Beside being thrust into the task with little command of Spanish, as the cardinal-designate recounted in an earlier interview, "from the center of the parish to one extreme of the territory, it took 18 hours walking on foot, and to the other edge it took ten hours."

"It was almost a diocese," he said. "But it was marvelous."

Underpinning the sense behind the selection is Lacroix's native grasp of two concepts which have repeatedly resonated in Francis' word and witness both before and since his election: the "continental mission" that Cardinal Bergoglio articulated at Aparecida, an impetus now spreading to the global church... and, with it, the understanding – an admittedly rare one among senior North American clerics – of what the Pope's expressed "want" of "a church which is poor and for the poor" means in its fullest light.

But who needs any of that when you've got sex and politics? At least, that seemed to be the thrust of the local media's interest when Lacroix met with them on Monday afternoon. Usually held on Selection Day itself, the delay on the presser came as – in a wild shift from at least a century of precedent – the cardinals-designate themselves received no advance notice of their elevations.

While the Quebecker learned the news on checking to see why his iPhone was suddenly buzzing non-stop just after 6 last Sunday morning, among other examples of how the biglietti found out, Loris Capovilla (arguably the "star" of the coming Consistory) happened to be tuned into the Angelus while tooling away at his desk... Orlando Quevedo heard when a frenzied Chito Tagle tracked him down with congratulations... and Gualtiero Bassetti, having just finished a Confirmation, was suddenly rushed by "one of the women in the parish... out of breath, [who] told me the Pope had just named me a cardinal."

"I almost fainted," the pastor of Perugia – the city's first cardinal since the future Leo XIII – said.

To put it mildly, he wasn't alone in that. And not just in Italy, either.

Back to Quebec, here's the Anglophone piece of Lacroix's presser – which only came after Francis' choice read the Pope's "austerity" order to the assembled....



Speaking of Papa Bergoglio's missive that his new cardinals approach their elevations with "self-abasement and humility" and accordingly shirk ostentatious celebrations, in Quebec's case that'll mean a heavily scaled-back presence at the Consistory rites: an "official delegation" of four – a priest and three laywomen – will represent the diocese, and no public pilgrimage is being offered.
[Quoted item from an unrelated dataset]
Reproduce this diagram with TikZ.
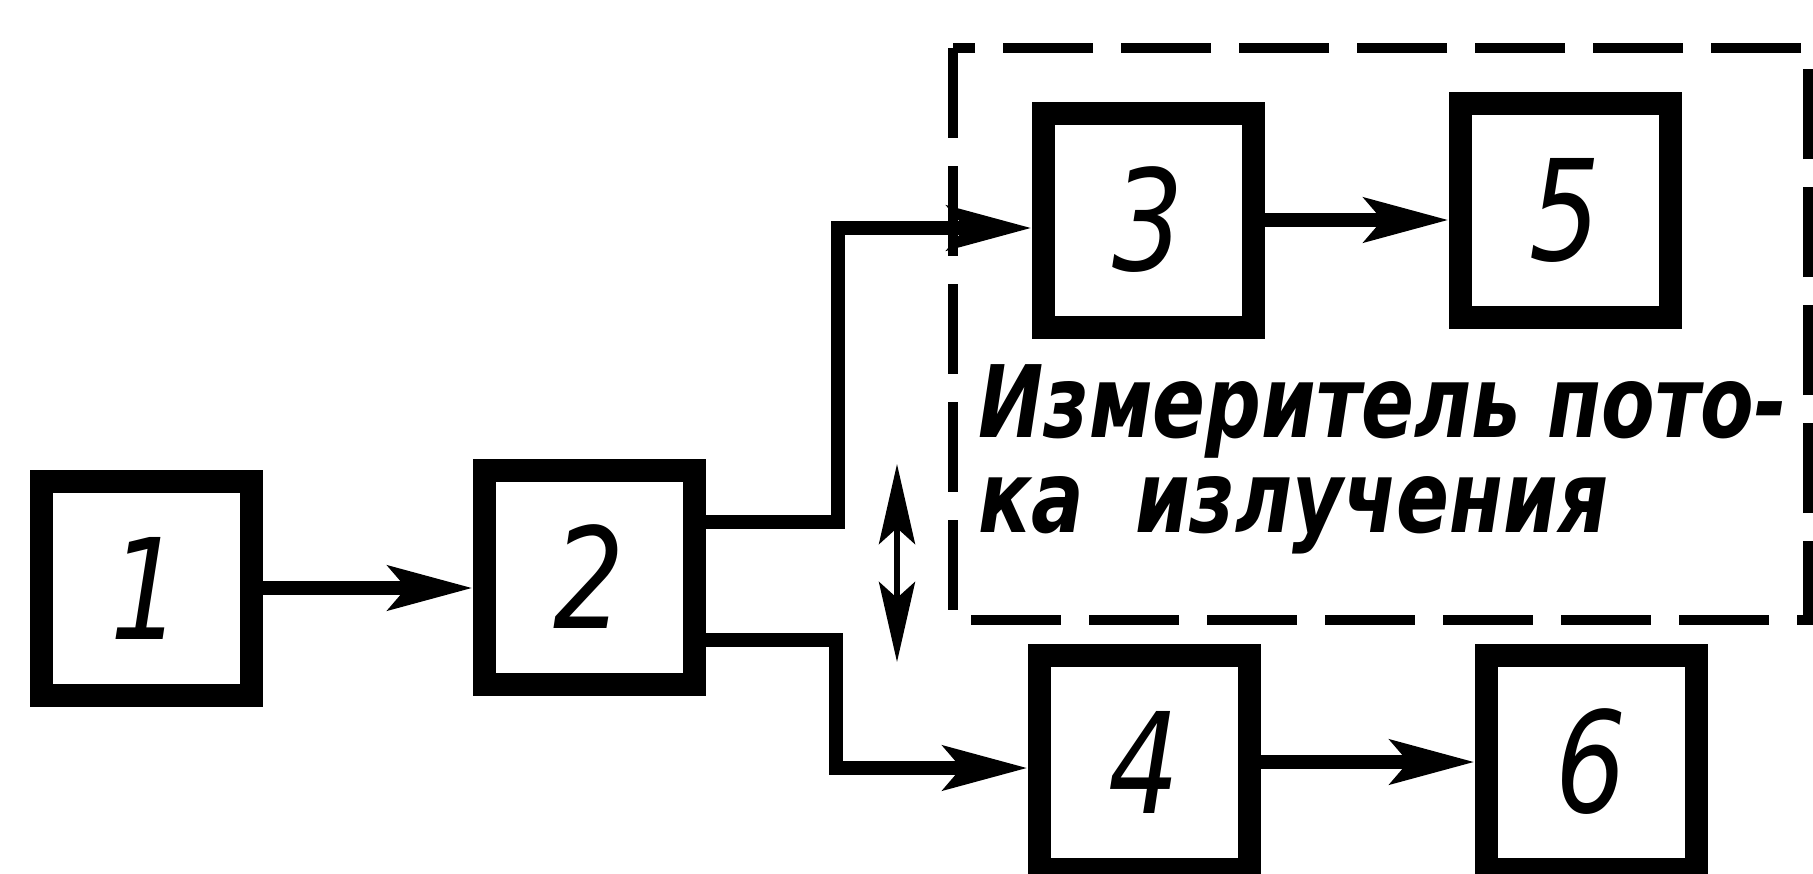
\documentclass[tikz,border=0pt]{standalone}
\usepackage{fontspec}
\setmainfont{DejaVu Sans}
\newfontfamily\capfont{DejaVu Sans}[FakeStretch=0.78]
\newfontfamily\digitfont{DejaVu Sans}[FakeStretch=0.8]
\usetikzlibrary{arrows.meta}
\begin{document}
\begin{tikzpicture}[x=0.5pt,y=-0.5pt]
        \tikzset{block/.style={draw,line width=11.5pt,minimum width=105pt,minimum height=107pt,inner sep=0pt,font=\digitfont\itshape\fontsize{70}{70}\selectfont},
                 link/.style={line width=7pt,-{Stealth[length=42pt,width=22pt,inset=9pt]}},
                 frame line/.style={line width=5pt,dash pattern=on 45pt off 14pt},
                 caption/.style={anchor=base west,inner sep=0pt,font=\capfont\bfseries\itshape\fontsize{50}{52}\selectfont}}

        \useasboundingbox (0,0) rectangle (1813,873);

        \node[block] (B1) at (146,588) {1};
        \node[block] (B2) at (589,577) {2};
        \node[block] (B3) at (1148,220) {3};
        \node[block] (B5) at (1565,210) {5};
        \node[block] (B4) at (1144,762) {4};
        \node[block] (B6) at (1591,762) {6};

        \coordinate (J1) at (838,400);
        \coordinate (J2) at (836,700);

        \draw[link] (B1) -- (B1 -| B2.west);
        \draw[link] ([yshift=27.5pt]B2.east) -| (J1) |- ([yshift=-4pt]B3.west);
        \draw[link] ([yshift=-31.5pt]B2.east) -| (J2) |- ([yshift=-3pt]B4.west);
        \draw[link] (B3) -- (B3 -| B5.west);
        \draw[link] (B4) -- (B4 -| B6.west);

        % double arrow
        \coordinate (M1) at (897,464);
        \coordinate (M2) at (897,662);
        \draw[line width=3pt,{Stealth[length=40pt,width=18pt,inset=8pt]}-{Stealth[length=40pt,width=18pt,inset=8pt]}] (M1) -- (M2);

        % dashed frame
        \draw[frame line] (953,48) rectangle (1808,620);
        \node[caption] (L1) at (978,437) {Измеритель пото-};
        \node[caption] (L2) at (978,532) {ка\hspace{12pt} излучения};
    \end{tikzpicture}
\end{document}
The oldest of seven kids, while a number of the neo-Porporato's family will also be present, in the kind of move that would've been unthinkable for a new cardinal's team not all that long ago, such is the low-key spirit on the broad level that even the primate's formidable communications chief, Jasmin Lemieux-Lefebvre, is staying home.

With a long week down and a full month ahead, more clean-up and ramp-up to come. For now, as the calendar turns back to green, a pastoral clip of the designate from this side of the border, as he closed out a 2010 Mass at his alma mater, Trinity High School in ManchVegas, four months before his appointment to succeed Ouellet as archbishop:



Now, unless you were looking closely, you'll have missed something very interesting there.

Long before silver pectoral crosses became fashionable again with Francis' ascent, Lacroix's seen in the above wearing the unmistakable pewter rendering of the Good Shepherd with the sheep on his shoulders: the very same one that, three years later, the Pope would retain as his own.

Truth be told, for all the sound, fury, ideology and errors you'll find elsewhere, these days aren't terribly hard to figure out. It just takes seeing what's actually there, as opposed to looking for something else.